I've been producing music since I was 14. For the first several years, a drum sound was a file. You dragged a kick.wav into your DAW, you lined it up on the grid, you hit play. The sound came out. You didn't ask why. You just used it — the same way most people use electricity without knowing what an electron is. I want to break that habit, because once you understand what a kick drum actually is at a physical level, you gain an entirely different kind of control over it.
A kick drum is a membrane — stretched leather or plastic — being hit. When it's struck, it vibrates at a fundamental frequency that decays rapidly. The pitch starts higher at the moment of impact and drops fast, following an exponential curve. That's it. That's the whole kick drum. In the Web Audio API, that's an OscillatorNode whose frequency starts at around 150Hz and ramps to 50Hz in about 60 milliseconds, with a GainNode that decays from full volume to silence over the same window. A snare drum is that same tonal body, combined with the rattle of metal wires against the bottom head — which is noise. Filtered white noise. A hi-hat is a thin metal disc with no clear pitch whatsoever — which means it's essentially several detuned oscillators running simultaneously, pushing through a high-pass filter. A clap is not one hit — it's several noise bursts triggered 5 to 15 milliseconds apart, simulating the staggered timing of multiple hands clapping at once.

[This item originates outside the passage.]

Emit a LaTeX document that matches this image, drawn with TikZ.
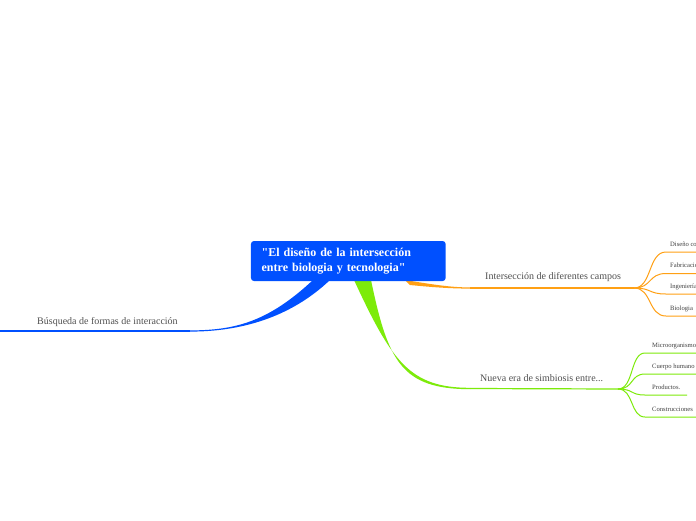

Five chapters. Four drum sounds built from zero. One working sequencer at the end. Every concept from the first blog applies here — and by the end, you'll understand why your favourite kick sounds like it does at a level no sample pack tutorial ever taught you.
A kick drum is deceptively simple. A membrane is hit. It vibrates — loudly at first, then quickly dying away. The pitch starts high at the moment of impact and drops fast as the membrane tension relaxes. In synthesis terms, that's two things: a gain envelope (loud → silence) and a frequency envelope (high pitch → low pitch), both triggered simultaneously.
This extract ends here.